Let me strongly commend this paper to you. You’ll find it linked above.
While I’m at it, let me commend to your attention a blog written by a friend of mine (and a member of our Cathedral here in Phoenix) David Ord. David is the editoral director of Namaste Press and he writes today about how he manages to hold his faith in tension with his willingness to trust in the scientific method:
If I hold ideas that don’t stand up in the light of science, then no matter how dear my ideas may be to me, I let them go.
This isn’t choosing science over sacred scriptures. It’s allowing all scriptures to be understood from the perspective of our growing light.

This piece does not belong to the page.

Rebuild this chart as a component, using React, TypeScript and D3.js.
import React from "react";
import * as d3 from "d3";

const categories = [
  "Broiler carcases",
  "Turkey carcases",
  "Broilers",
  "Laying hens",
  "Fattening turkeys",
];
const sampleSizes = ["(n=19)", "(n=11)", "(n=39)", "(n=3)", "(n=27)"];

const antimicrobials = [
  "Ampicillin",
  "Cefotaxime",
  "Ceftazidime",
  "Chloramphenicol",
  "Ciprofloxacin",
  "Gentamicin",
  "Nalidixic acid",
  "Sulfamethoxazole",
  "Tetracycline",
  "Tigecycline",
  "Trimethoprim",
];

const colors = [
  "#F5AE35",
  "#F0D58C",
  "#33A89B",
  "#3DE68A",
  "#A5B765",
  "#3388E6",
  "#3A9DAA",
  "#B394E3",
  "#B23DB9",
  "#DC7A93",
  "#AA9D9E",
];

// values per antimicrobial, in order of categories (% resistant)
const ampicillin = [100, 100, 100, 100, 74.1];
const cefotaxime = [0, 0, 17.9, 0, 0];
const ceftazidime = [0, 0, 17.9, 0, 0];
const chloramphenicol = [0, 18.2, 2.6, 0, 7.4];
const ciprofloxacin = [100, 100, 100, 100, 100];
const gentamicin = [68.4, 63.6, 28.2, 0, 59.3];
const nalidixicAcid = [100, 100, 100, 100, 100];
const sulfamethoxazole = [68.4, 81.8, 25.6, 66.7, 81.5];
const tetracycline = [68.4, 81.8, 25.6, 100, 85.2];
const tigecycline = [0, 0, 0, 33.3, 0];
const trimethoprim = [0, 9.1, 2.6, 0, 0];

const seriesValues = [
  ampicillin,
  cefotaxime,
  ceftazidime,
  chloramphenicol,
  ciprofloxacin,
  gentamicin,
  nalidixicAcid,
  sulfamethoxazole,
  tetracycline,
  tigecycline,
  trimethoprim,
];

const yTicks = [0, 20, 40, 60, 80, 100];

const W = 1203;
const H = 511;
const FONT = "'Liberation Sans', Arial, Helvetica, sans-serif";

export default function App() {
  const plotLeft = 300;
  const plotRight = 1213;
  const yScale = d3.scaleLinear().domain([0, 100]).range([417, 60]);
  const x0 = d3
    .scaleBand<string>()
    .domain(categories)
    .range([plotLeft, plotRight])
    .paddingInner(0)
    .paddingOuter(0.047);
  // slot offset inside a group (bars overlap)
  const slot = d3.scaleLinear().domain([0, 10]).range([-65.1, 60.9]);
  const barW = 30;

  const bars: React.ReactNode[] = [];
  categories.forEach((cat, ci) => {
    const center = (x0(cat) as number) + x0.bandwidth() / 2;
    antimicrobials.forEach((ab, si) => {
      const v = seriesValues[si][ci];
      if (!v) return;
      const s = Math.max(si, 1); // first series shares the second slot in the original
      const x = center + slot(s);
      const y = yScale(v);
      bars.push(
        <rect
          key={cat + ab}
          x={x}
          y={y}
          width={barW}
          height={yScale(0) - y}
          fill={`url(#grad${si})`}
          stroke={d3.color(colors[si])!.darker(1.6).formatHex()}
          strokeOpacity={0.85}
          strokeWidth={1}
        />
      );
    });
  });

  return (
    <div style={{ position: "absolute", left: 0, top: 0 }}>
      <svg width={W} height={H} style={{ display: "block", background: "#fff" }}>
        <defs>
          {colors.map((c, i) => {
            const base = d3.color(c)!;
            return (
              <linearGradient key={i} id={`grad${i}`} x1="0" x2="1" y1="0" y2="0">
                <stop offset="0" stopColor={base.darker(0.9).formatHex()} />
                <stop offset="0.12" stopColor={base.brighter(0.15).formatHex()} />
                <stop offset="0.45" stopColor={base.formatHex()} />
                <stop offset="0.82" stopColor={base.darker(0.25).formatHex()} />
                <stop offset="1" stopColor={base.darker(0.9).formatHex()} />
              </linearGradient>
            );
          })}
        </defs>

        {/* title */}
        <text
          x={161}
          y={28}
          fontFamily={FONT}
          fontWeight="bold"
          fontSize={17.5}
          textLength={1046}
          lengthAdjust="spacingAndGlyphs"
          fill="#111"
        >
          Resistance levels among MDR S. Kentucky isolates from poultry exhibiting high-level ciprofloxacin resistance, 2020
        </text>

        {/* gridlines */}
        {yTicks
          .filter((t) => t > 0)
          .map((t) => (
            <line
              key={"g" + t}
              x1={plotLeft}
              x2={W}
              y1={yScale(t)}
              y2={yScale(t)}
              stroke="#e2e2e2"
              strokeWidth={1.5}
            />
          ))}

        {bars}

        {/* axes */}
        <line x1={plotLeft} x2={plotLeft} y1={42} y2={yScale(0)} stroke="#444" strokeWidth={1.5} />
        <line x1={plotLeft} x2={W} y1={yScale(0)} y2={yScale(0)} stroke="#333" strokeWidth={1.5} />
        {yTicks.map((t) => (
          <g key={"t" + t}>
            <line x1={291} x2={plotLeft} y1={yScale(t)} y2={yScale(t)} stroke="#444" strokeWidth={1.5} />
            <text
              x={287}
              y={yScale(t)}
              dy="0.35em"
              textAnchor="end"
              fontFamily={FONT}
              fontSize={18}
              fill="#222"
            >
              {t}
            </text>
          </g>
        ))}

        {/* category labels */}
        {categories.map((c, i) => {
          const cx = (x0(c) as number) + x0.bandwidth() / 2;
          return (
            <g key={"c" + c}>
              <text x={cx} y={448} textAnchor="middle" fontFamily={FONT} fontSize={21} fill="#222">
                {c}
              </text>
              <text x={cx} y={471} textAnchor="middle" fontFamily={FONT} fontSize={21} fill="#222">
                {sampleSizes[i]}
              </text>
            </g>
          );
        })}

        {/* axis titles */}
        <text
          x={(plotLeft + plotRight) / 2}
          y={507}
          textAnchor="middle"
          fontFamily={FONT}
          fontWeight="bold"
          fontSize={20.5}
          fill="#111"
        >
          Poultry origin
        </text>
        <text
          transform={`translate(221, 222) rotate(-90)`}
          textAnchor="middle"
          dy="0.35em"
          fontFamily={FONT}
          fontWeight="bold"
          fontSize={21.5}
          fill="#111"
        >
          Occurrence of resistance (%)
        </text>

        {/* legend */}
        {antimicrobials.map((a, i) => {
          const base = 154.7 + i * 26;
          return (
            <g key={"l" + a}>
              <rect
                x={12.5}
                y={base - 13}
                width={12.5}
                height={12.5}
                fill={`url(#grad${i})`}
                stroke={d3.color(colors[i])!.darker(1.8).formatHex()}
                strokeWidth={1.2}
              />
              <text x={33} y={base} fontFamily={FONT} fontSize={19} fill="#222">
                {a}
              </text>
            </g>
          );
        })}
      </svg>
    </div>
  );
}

We see what these authors penned more intuitively, spiritually, rather than factually.
I’m not suggesting that science knows everything—that there may not be a lot more to reality than we have so far discovered.

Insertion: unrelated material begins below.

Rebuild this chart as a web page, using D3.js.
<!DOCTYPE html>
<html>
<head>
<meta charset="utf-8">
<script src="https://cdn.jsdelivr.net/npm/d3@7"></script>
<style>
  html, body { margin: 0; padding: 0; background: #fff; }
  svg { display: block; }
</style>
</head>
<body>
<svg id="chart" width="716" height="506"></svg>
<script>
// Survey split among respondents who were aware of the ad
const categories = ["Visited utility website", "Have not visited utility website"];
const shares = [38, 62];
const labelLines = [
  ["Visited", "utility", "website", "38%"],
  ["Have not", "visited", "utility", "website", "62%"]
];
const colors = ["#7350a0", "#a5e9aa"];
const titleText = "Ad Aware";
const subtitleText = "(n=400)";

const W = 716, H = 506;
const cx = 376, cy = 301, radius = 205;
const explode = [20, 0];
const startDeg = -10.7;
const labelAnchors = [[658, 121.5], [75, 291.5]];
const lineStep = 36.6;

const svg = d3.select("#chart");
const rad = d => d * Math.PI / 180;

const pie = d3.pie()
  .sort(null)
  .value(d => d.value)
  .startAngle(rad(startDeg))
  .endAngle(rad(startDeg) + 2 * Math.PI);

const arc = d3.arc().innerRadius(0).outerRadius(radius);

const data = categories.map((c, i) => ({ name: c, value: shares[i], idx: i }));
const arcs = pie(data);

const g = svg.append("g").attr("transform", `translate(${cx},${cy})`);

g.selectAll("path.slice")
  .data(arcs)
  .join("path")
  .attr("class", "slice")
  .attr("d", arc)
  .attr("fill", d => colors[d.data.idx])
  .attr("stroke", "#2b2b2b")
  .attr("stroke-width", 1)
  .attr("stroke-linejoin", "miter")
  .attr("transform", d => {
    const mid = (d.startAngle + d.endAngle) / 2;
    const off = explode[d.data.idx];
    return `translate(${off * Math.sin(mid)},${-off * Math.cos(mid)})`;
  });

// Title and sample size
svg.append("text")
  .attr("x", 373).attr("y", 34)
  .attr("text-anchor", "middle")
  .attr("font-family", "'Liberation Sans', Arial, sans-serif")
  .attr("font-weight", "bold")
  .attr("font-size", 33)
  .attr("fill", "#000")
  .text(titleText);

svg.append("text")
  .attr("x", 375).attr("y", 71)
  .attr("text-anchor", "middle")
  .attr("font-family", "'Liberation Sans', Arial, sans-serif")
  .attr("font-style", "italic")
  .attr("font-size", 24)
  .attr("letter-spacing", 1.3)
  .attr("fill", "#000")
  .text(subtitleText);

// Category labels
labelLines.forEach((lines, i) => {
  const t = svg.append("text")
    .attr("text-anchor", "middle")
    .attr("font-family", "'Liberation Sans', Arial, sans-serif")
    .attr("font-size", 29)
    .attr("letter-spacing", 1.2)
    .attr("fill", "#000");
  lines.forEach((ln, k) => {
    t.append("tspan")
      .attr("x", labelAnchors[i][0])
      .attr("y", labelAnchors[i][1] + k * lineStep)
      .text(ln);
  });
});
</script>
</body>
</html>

Quite the contrary. One of the things the last century has shown us, with our exposure to relativity and the quantum world, is that just when we imagine we have figured out how things work, we really know little about the nature of our material existence yet.
What I’m saying is that if something is contrary to what we have established, then if I am a person of faith, I must modify my ideas, not cling to them and proclaim my “certainty.”
Faith has nothing to do with mental certainty. Rather, it’s the sense of being grasped by something greater than myself—and yet in which I participate.
From here.
I’m quite taken with the last four paragraphs.
Faith comes from within a person. You can’t teach it. You can’t preach it, It’s there from the moment that you are born. Life’s challenges can sway it, but, if it’s within YOU, sooner or later, the RIGHT way of thinking will shine through.
What drives a person to the right way of Christianity, or goodness, is within them.
Dean Knisely You still Rock
JUST BE REAL AND TRUE TO YOUSELF
I am always amazed at how offended people can get when I speak of myth and allegory. We all know that Hansel and Gretel is a story, but doesn’t it teach us powerful things? It seems to me that we live in a world that is ever more fluid, change fires at and past us so quickly, computer generated graphics and doctored photos (while fun) make reality vague… and so people want something to be definite and certain. Surely God and the Bible are this? When we challenge what they think is certain, it frightens them and they get angry. I always tell them that there is only one thing I know for certain, and that is that I don’t know the mind of God.
By the way, Dean – I think you installed my computer?? Church of the Epiphany, Clarks Summit. Thanks! I am now a Mac convert.
Thanks Craig+
Yup, that would be me. I remember putting that in for the video conferencing project we were doing in the diocese. Does anyone still use it?
we haven’t used it since I got here (06)…! on the other hand, I did pre-marital counseling with a couple who live in Florida! the groom was a Mac techie and installed something via email so that he could manipulate it from there, and away we went. I’m barely computer literate…
Love your blog – insights from nature and science always inform my thinking!